There is an ongoing debate as to whether aloes and their close relatives should be placed in the family Asphodelaceae, Liliaceae, or Aloaceae.


Friday, July 18, 2014

Aloes sharing space

Aloes sharing space with Marigolds and two Cocos plumosa palm trees at the beginning of this winter (2014) in my garden.


Sunday, July 13, 2014

Remember the birds in winter

One of the joys of having a garden, is the amount of wildlife it draws. Birds, lizards, insects, hedgehogs, butterflies, bees, the list is endless.

In winter the wild birds can have a hard time finding enough food. As winter approaches, many birds change some of their eating habits. Birds that usually eat insects may start to eat berries or fruit to supplement their diets. Birds will start to look for reliable sources of food for wintertime survival. Turn your garden into a haven which they will frequently visit for something to eat and drink. Feeding the birds is a rewarding and enjoyable hobby in the midst of chilly winter weather.

To attract the greatest number of species in the winter, it is important to have a number of different birdfeeders available, Ideally, winter birdfeeders should be placed in sheltered locations out of the most severe winds. Placing feeders closer to the house will be effective and will help keep the birds visible for indoor bird watching. At the same time, feeders should be placed near protective cover such as hedges or trees to offer birds safety from predators.

In winter, I put out food and water on a regular basis. In severe weather, I feed twice daily: in the morning and in the early afternoon. During summer I cut down to once daily, in the morning, with a good mix of Black sunflower seeds, pinhead oatmeal, soaked sultanas, raisins and currants, mild grated cheese, mealworms, mixes for insectivorous birds and good seed mixtures. Soft apples and pears cut in half, bananas and grapes are also good. Some people use soaked dog or cat food and tinned pet foods, but these may attract rats, crows and cats. Avoid using peanuts, fat and bread in summer, since these can be harmful if adult birds feed them to their nestlings.

Fill a pine cone with peanut butter and then roll it in some bird seed. Tie your pine cone to a tree with a piece of string or wire and soon you will have dozens of new feathered friends flocking into your garden for this lovely snack.

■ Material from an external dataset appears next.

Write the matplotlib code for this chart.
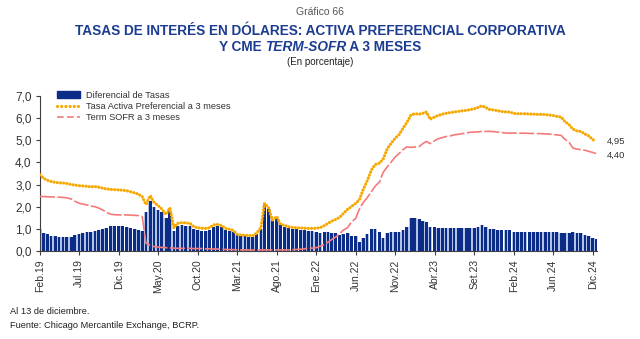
import numpy as np
import pandas as pd
import matplotlib
matplotlib.use('Agg')
import matplotlib.pyplot as plt
import matplotlib.dates as mdates
from matplotlib.lines import Line2D
from matplotlib.patches import Patch

plt.rcParams['font.family'] = ['Liberation Sans', 'DejaVu Sans']

# datos quincenales (1 y 15 de cada mes), ultimo dato al 13 de diciembre de 2024
fechas = list(pd.date_range('2019-02-01', '2024-12-01', freq='SMS')) + [pd.Timestamp('2024-12-13')]

# Tasa activa preferencial corporativa a 3 meses (%)
tasa_2019 = [3.44, 3.28, 3.20, 3.14, 3.10, 3.08, 3.07, 3.05, 3.00, 2.98, 2.95,
             2.94, 2.92, 2.90, 2.91, 2.88, 2.84, 2.80, 2.78, 2.77, 2.76, 2.75]
tasa_2020 = [2.72, 2.68, 2.62, 2.57, 2.45, 2.10, 2.50, 2.20, 2.05, 1.90, 1.65, 1.95,
             1.05, 1.25, 1.28, 1.27, 1.25, 1.10, 1.05, 1.03, 1.02, 1.05, 1.18, 1.20]
tasa_2021 = [1.15, 1.02, 0.98, 0.93, 0.76, 0.72, 0.71, 0.70, 0.69, 0.80, 1.05, 2.15,
             1.95, 1.40, 1.55, 1.22, 1.15, 1.10, 1.06, 1.05, 1.04, 1.03, 1.02, 1.02]
tasa_2022 = [1.03, 1.05, 1.15, 1.25, 1.35, 1.42, 1.52, 1.70, 1.88, 2.00, 2.15, 2.30,
             2.80, 3.15, 3.66, 3.90, 3.97, 4.15, 4.62, 4.85, 5.10, 5.25, 5.55, 5.80]
tasa_2023 = [6.15, 6.20, 6.18, 6.22, 6.28, 5.95, 6.05, 6.12, 6.18, 6.22, 6.25, 6.28,
             6.30, 6.33, 6.35, 6.38, 6.42, 6.48, 6.56, 6.48, 6.38, 6.37, 6.33, 6.30]
tasa_2024 = [6.28, 6.28, 6.21, 6.20, 6.20, 6.20, 6.19, 6.18, 6.17, 6.17, 6.16, 6.14,
             6.12, 6.08, 6.05, 5.85, 5.70, 5.50, 5.42, 5.40, 5.28, 5.20, 5.03, 4.95]

# CME Term SOFR a 3 meses (%)
sofr_2019 = [2.46, 2.46, 2.45, 2.44, 2.44, 2.43, 2.42, 2.40, 2.35, 2.25, 2.16,
             2.12, 2.08, 2.03, 2.00, 1.94, 1.85, 1.74, 1.66, 1.64, 1.63, 1.63]
sofr_2020 = [1.63, 1.62, 1.61, 1.60, 1.55, 0.35, 0.25, 0.20, 0.18, 0.16, 0.15, 0.14,
             0.13, 0.12, 0.12, 0.12, 0.12, 0.11, 0.11, 0.11, 0.10, 0.10, 0.09, 0.09]
sofr_2021 = [0.08, 0.07, 0.06, 0.06, 0.05, 0.05, 0.05, 0.05, 0.04, 0.04, 0.05, 0.05,
             0.05, 0.05, 0.05, 0.05, 0.05, 0.05, 0.06, 0.07, 0.08, 0.10, 0.12, 0.13]
sofr_2022 = [0.15, 0.22, 0.30, 0.40, 0.52, 0.62, 0.78, 0.95, 1.05, 1.30, 1.47, 1.88,
             2.20, 2.40, 2.68, 2.92, 3.12, 3.55, 3.80, 4.00, 4.25, 4.40, 4.58, 4.70]
sofr_2023 = [4.68, 4.70, 4.72, 4.85, 4.95, 4.85, 4.98, 5.07, 5.12, 5.17, 5.20, 5.24,
             5.27, 5.30, 5.33, 5.36, 5.37, 5.38, 5.40, 5.40, 5.40, 5.39, 5.37, 5.35]
sofr_2024 = [5.33, 5.32, 5.33, 5.32, 5.32, 5.32, 5.31, 5.31, 5.30, 5.30, 5.29, 5.28,
             5.26, 5.24, 5.22, 5.05, 4.90, 4.65, 4.60, 4.58, 4.55, 4.50, 4.45, 4.40]

tick_fechas = pd.date_range('2019-02-01', periods=15, freq='5MS')
tick_labels = ['Feb.19', 'Jul.19', 'Dic.19', 'May.20', 'Oct.20', 'Mar.21', 'Ago.21', 'Ene.22',
               'Jun.22', 'Nov.22', 'Abr.23', 'Set.23', 'Feb.24', 'Jun.24', 'Dic.24']

tasa = np.array(tasa_2019 + tasa_2020 + tasa_2021 + tasa_2022 + tasa_2023 + tasa_2024)
sofr = np.array(sofr_2019 + sofr_2020 + sofr_2021 + sofr_2022 + sofr_2023 + sofr_2024)
dif = tasa - sofr
x = mdates.date2num(fechas)

azul = '#0b2d87'
celeste = '#b3c3e6'
naranja = '#f6a800'
rosa = '#f47a7a'
gris = '#333333'
punteado = (0, (0.01, 1.0))

fig = plt.figure(figsize=(6.4, 3.39), dpi=100)
ax = fig.add_axes([40/640, 1 - 251/339, 557/640, 155/339])

# barras del diferencial (fondo claro + barra oscura)
ax.bar(x, dif, width=15, color=celeste, linewidth=0, zorder=1)
ax.bar(x, dif, width=10.5, color=azul, linewidth=0, zorder=2)
ax.plot(x, sofr, color=rosa, lw=1.2, ls=(0, (9, 1.5)), zorder=3)
ax.plot(x, tasa, color=naranja, lw=2.3, ls=punteado, dash_capstyle='round', zorder=4)

# etiquetas del ultimo dato
ax.annotate(f"{tasa[-1]:.2f}".replace('.', ','), xy=(x[-1], tasa[-1]), xytext=(8, 0),
            textcoords='offset points', va='center', ha='left', fontsize=6.8, color=gris,
            annotation_clip=False)
ax.annotate(f"{sofr[-1]:.2f}".replace('.', ','), xy=(x[-1], sofr[-1]), xytext=(8, -1.5),
            textcoords='offset points', va='center', ha='left', fontsize=6.8, color=gris,
            annotation_clip=False)

ax.set_ylim(0, 7)
ax.set_yticks(range(0, 8))
ax.set_yticklabels([f"{v:.1f}".replace('.', ',') for v in range(0, 8)])
ax.set_xlim(mdates.date2num(pd.Timestamp('2019-02-01')), mdates.date2num(pd.Timestamp('2024-12-17')))
ax.set_xticks(mdates.date2num(tick_fechas))
ax.set_xticklabels(tick_labels, rotation=90)

for s in ['top', 'right']:
    ax.spines[s].set_visible(False)
for s in ['left', 'bottom']:
    ax.spines[s].set_color('#404040')
    ax.spines[s].set_linewidth(0.8)
ax.tick_params(axis='y', direction='out', length=3, width=0.8, color='#404040',
               labelsize=8.5, labelcolor=gris, pad=3)
ax.tick_params(axis='x', direction='out', length=3, width=0.8, color='#404040',
               labelsize=7.5, labelcolor=gris, pad=3)

handles = [Patch(color=azul),
           Line2D([], [], color=naranja, lw=2.3, ls=(0, (0.01, 1.3)), dash_capstyle='round'),
           Line2D([], [], color=rosa, lw=1.2, ls=(0, (4, 2)))]
labels = ['Diferencial de Tasas', 'Tasa Activa Preferencial a 3 meses', 'Term SOFR a 3 meses']
ax.legend(handles, labels, loc='upper left', bbox_to_anchor=(0.03, 1.035), frameon=False,
          fontsize=6.7, handlelength=2.5, handletextpad=0.6, labelspacing=0.25,
          borderaxespad=0, borderpad=0, labelcolor=gris)

# titulos
fig.text(0.5, 1 - 12/339, 'Gráfico 66', ha='center', va='center', fontsize=7.5, color='#555555')
titulo = dict(ha='center', va='center', fontsize=9.8, fontweight='bold', color='#1c3c91')
fig.text(0.5, 1 - 31/339, 'TASAS DE INTERÉS EN DÓLARES: ACTIVA PREFERENCIAL CORPORATIVA', **titulo)

# segunda linea con el tramo en cursiva
partes = [('Y CME ', 'normal'), ('TERM-SOFR', 'italic'), (' A 3 MESES', 'normal')]
fig.canvas.draw()
r = fig.canvas.get_renderer()
textos = []
for txt, estilo in partes:
    kw = dict(titulo)
    kw['ha'] = 'left'
    t = fig.text(0, 1 - 47/339, txt, style=estilo, **kw)
    textos.append(t)
anchos = [t.get_window_extent(r).width for t in textos]
x0 = (640 - sum(anchos)) / 2
for t, w in zip(textos, anchos):
    t.set_x(x0 / 640)
    x0 += w

fig.text(0.5, 1 - 62/339, '(En porcentaje)', ha='center', va='center', fontsize=7, color='#222222')

fig.text(10/640, 1 - 312/339, 'Al 13 de diciembre.', ha='left', va='center', fontsize=6.7, color='#222222')
fig.text(10/640, 1 - 325/339, 'Fuente: Chicago Mercantile Exchange, BCRP.', ha='left', va='center',
         fontsize=6.7, color='#222222')

fig.savefig('out.png', dpi=100)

A quick, easy and inexpensive way to cater for the fruit eaters is to bend a wire coat hanger into a heart-shape. Add another piece of soft, pliable wire to the top of the hanger onto which to attach the apple, hang in a tree and voila! bob's your uncle! The Black-headed Orioles regularly visit to enjoy the fruit I put out.

This is the scene that greets me most mornings when I go out to fill the feeders and feeding tables. This crowd is a mix of Buntings, Larks, Canaries, Weavers, Laughing Doves and possibly a few Queleas as well.

Laughing Doves, patiently waiting, etched against the cold, blue sky

 Weavers waiting for me to finish, enjoying the sun in the bare peach tree

As soon as I turn my back after filling all the various feeders, everybody swarms down to see what is on offer!

A feeder that can do double duty as a seed bowl or a water dish

A seed cage keeps waste to the minimum

Birds require high energy (high fat) foods during the cold winter weather to maintain their fat reserves to survive the frosty nights. Use only good quality food and scraps. A suet feeder, like the one above, provides them with a good source of fat and protein.

A Cape Robin enjoying some of the fruit on offer.

Experts disagree about whether backyard bird feeding will significantly help bird populations. But feeding certainly can help individual birds in your neighbourhood.

And don't worry if you must stop feeding briefly—while going on holiday, for example. In all but the most severe weather conditions, wild birds will find other food in your absence, particularly in suburban areas where other birdfeeders are just a short flight away. If you live in a rural or isolated area, however, try to arrange to have a neighbor maintain the feeders during winter absences.